TASK TO CARRY OUT » Skip all pictures, then copy the lines from the start of the data through the line with "const valuesByProgram = [baValues, accountingValues];", keeping both ends.

GIVEN DATA »

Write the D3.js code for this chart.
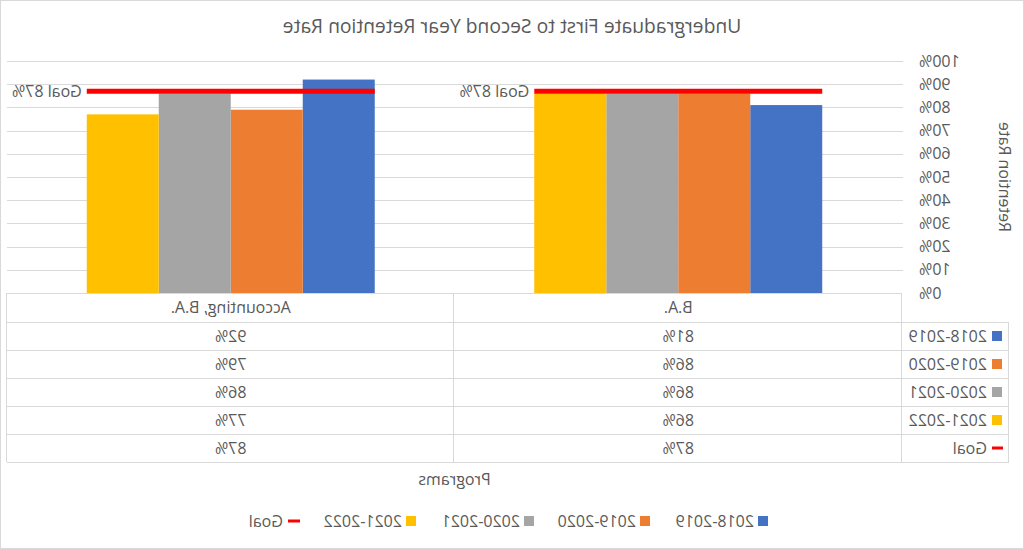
<!DOCTYPE html>
<html>
<head>
<meta charset="utf-8">
<script src="https://cdn.jsdelivr.net/npm/d3@7"></script>
<style>
  body { margin: 0; background: #fff; }
  text { font-family: "Open Sans", "Liberation Sans", Arial, sans-serif; fill: #595959; }
</style>
</head>
<body>
<div id="chart"></div>
<script>
// --------------------------------------
//  Data
// --------------------------------------

const programs = ["B.A.", "Accounting, B.A."];
const years = ["2018-2019", "2019-2020", "2020-2021", "2021-2022"];
const colors = ["#4472C4", "#ED7D31", "#A5A5A5", "#FFC000"];
const baValues = [81, 86, 86, 86];
const accountingValues = [92, 79, 86, 77];
const goalValues = [87, 87];
const yTicks = [0, 10, 20, 30, 40, 50, 60, 70, 80, 90, 100];

const valuesByProgram = [baValues, accountingValues];

// --------------------------------------
//  Canvas
// --------------------------------------

const width = 1024;
const height = 549;

const svg = d3
  .select("#chart")
  .append("svg")
  .attr("width", width)
  .attr("height", height)
  .attr("viewBox", [0, 0, width, height]);

// the reference picture is a mirror image, so everything is drawn flipped
const chart = svg
  .append("g")
  .attr("transform", `translate(${width},0) scale(-1,1)`);

chart.append("rect")
  .attr("x", 0.5).attr("y", 0.5)
  .attr("width", width - 1).attr("height", height - 1)
  .attr("fill", "#fff")
  .attr("stroke", "#d9d9d9");

// --------------------------------------
//  Scales
// --------------------------------------

const plotLeft = 122, plotRight = 1017;
const plotTop = 61, plotBottom = 293;

const x = d3.scaleBand(programs, [plotLeft, plotRight]).padding(0);
const x1 = d3.scaleBand(years, [0, x.bandwidth()]).paddingInner(0).paddingOuter(1.108);
const y = d3.scaleLinear([0, 100], [plotBottom, plotTop]);
const c = d3.scaleOrdinal(years, colors);

// --------------------------------------
//  Title & axis
// --------------------------------------

chart.append("text")
  .attr("x", 512).attr("y", 33)
  .attr("text-anchor", "middle")
  .attr("font-size", 19.3)
  .text("Undergraduate First to Second Year Retention Rate");

chart.append("g")
  .selectAll("line")
  .data(yTicks.slice(1))
  .join("line")
  .attr("x1", plotLeft - 1).attr("x2", plotRight)
  .attr("y1", d => Math.round(y(d)) + 0.5)
  .attr("y2", d => Math.round(y(d)) + 0.5)
  .attr("stroke", "#d9d9d9")
  .attr("stroke-width", 1);

const yAxis = chart.append("g")
  .attr("transform", `translate(${plotLeft - 17},0)`)
  .call(d3.axisLeft(y).tickValues(yTicks).tickSize(0).tickPadding(0).tickFormat(d => d + "%"));
yAxis.select(".domain").remove();
yAxis.selectAll("text")
  .attr("font-size", 16)
  .attr("font-family", "Open Sans, Liberation Sans, Arial, sans-serif")
  .attr("fill", "#595959");

chart.append("text")
  .attr("transform", `translate(25,${(plotTop + plotBottom) / 2}) rotate(-90)`)
  .attr("text-anchor", "middle")
  .attr("font-size", 16)
  .text("Retention Rate");

// --------------------------------------
//  Bars
// --------------------------------------

const barData = programs.flatMap((p, i) =>
  years.map((yr, j) => ({ program: p, year: yr, value: valuesByProgram[i][j] }))
);

chart.append("g")
  .selectAll("rect")
  .data(barData)
  .join("rect")
  .attr("x", d => x(d.program) + x1(d.year))
  .attr("width", x1.bandwidth())
  .attr("y", d => y(d.value))
  .attr("height", d => y(0) - y(d.value))
  .attr("fill", d => c(d.year));

// goal line + label
const goalData = programs.map((p, i) => ({ program: p, value: goalValues[i] }));

chart.append("g")
  .selectAll("line")
  .data(goalData)
  .join("line")
  .attr("x1", d => x(d.program) + x1(years[0]))
  .attr("x2", d => x(d.program) + x1(years[3]) + x1.bandwidth())
  .attr("y1", d => y(d.value))
  .attr("y2", d => y(d.value))
  .attr("stroke", "#FF0000")
  .attr("stroke-width", 5);

chart.append("g")
  .selectAll("text")
  .data(goalData)
  .join("text")
  .attr("x", d => x(d.program) + x1(years[3]) + x1.bandwidth() + 5)
  .attr("y", d => y(d.value))
  .attr("dy", "0.35em")
  .attr("font-size", 16)
  .attr("fill", "#404040")
  .text(d => `Goal ${d.value}%`);

// --------------------------------------
//  Data table
// --------------------------------------

const tableLeft = 15, rowH = 28;
const headTop = plotBottom, rowTop = plotBottom + 29;
const rows = years.map((yr, j) => ({ label: yr, color: colors[j], vals: valuesByProgram.map(v => v[j]), goal: false }))
  .concat([{ label: "Goal", color: "#FF0000", vals: goalValues, goal: true }]);
const tableBottom = rowTop + rowH * rows.length;

const table = chart.append("g").attr("stroke", "#d9d9d9").attr("fill", "none");

// horizontal rules
table.append("line")
  .attr("x1", plotLeft).attr("x2", plotRight)
  .attr("y1", headTop + 0.5).attr("y2", headTop + 0.5);
table.selectAll("line.row")
  .data(d3.range(rows.length + 1))
  .join("line")
  .attr("class", "row")
  .attr("x1", tableLeft).attr("x2", plotRight)
  .attr("y1", i => rowTop + rowH * i + 0.5)
  .attr("y2", i => rowTop + rowH * i + 0.5);

// vertical rules
table.append("line")
  .attr("x1", tableLeft + 0.5).attr("x2", tableLeft + 0.5)
  .attr("y1", rowTop).attr("y2", tableBottom);
table.selectAll("line.col")
  .data([plotLeft, x("Accounting, B.A."), plotRight])
  .join("line")
  .attr("class", "col")
  .attr("x1", d => Math.round(d) + 0.5).attr("x2", d => Math.round(d) + 0.5)
  .attr("y1", headTop).attr("y2", tableBottom);

chart.append("g")
  .selectAll("text")
  .data(programs)
  .join("text")
  .attr("x", d => x(d) + x.bandwidth() / 2)
  .attr("y", headTop + 14.5)
  .attr("dy", "0.35em")
  .attr("text-anchor", "middle")
  .attr("font-size", 16)
  .text(d => d);

const rowG = chart.append("g")
  .selectAll("g")
  .data(rows)
  .join("g")
  .attr("transform", (d, i) => `translate(0,${rowTop + rowH * i + rowH / 2})`);

rowG.filter(d => !d.goal).append("rect")
  .attr("x", 22).attr("y", -5)
  .attr("width", 10).attr("height", 10)
  .attr("fill", d => d.color);
rowG.filter(d => d.goal).append("line")
  .attr("x1", 21).attr("x2", 32)
  .attr("stroke", d => d.color)
  .attr("stroke-width", 3);

rowG.append("text")
  .attr("x", 37)
  .attr("dy", "0.35em")
  .attr("font-size", 16)
  .text(d => d.label);

rowG.selectAll("text.val")
  .data(d => d.vals.map((v, i) => ({ program: programs[i], v })))
  .join("text")
  .attr("class", "val")
  .attr("x", d => x(d.program) + x.bandwidth() / 2)
  .attr("dy", "0.35em")
  .attr("text-anchor", "middle")
  .attr("font-size", 16)
  .text(d => d.v + "%");

chart.append("text")
  .attr("x", (plotLeft + plotRight) / 2)
  .attr("y", 479)
  .attr("dy", "0.35em")
  .attr("text-anchor", "middle")
  .attr("font-size", 16)
  .text("Programs");

// --------------------------------------
//  Legend
// --------------------------------------

const legendItems = years.map((yr, j) => ({ label: yr, color: colors[j], goal: false }))
  .concat([{ label: "Goal", color: "#FF0000", goal: true }]);
const legendX = [256, 374, 490, 608, 724];

const legend = chart.append("g")
  .selectAll("g")
  .data(legendItems)
  .join("g")
  .attr("transform", (d, i) => `translate(${legendX[i]},521)`);

legend.filter(d => !d.goal).append("rect")
  .attr("x", 0).attr("y", -5)
  .attr("width", 10).attr("height", 10)
  .attr("fill", d => d.color);
legend.filter(d => d.goal).append("line")
  .attr("x1", 0).attr("x2", 12)
  .attr("stroke", d => d.color)
  .attr("stroke-width", 3);

legend.append("text")
  .attr("x", d => d.goal ? 17 : 14)
  .attr("dy", "0.35em")
  .attr("font-size", 16)
  .text(d => d.label);
</script>
</body>
</html>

ANSWER TO THE EXERCISE »
Write the D3.js code for this chart.
<!DOCTYPE html>
<html>
<head>
<meta charset="utf-8">
<script src="https://cdn.jsdelivr.net/npm/d3@7"></script>
<style>
  body { margin: 0; background: #fff; }
  text { font-family: "Open Sans", "Liberation Sans", Arial, sans-serif; fill: #595959; }
</style>
</head>
<body>
<div id="chart"></div>
<script>
// --------------------------------------
//  Data
// --------------------------------------

const programs = ["B.A.", "Accounting, B.A."];
const years = ["2018-2019", "2019-2020", "2020-2021", "2021-2022"];
const colors = ["#4472C4", "#ED7D31", "#A5A5A5", "#FFC000"];
const baValues = [81, 86, 86, 86];
const accountingValues = [92, 79, 86, 77];
const goalValues = [87, 87];
const yTicks = [0, 10, 20, 30, 40, 50, 60, 70, 80, 90, 100];

const valuesByProgram = [baValues, accountingValues];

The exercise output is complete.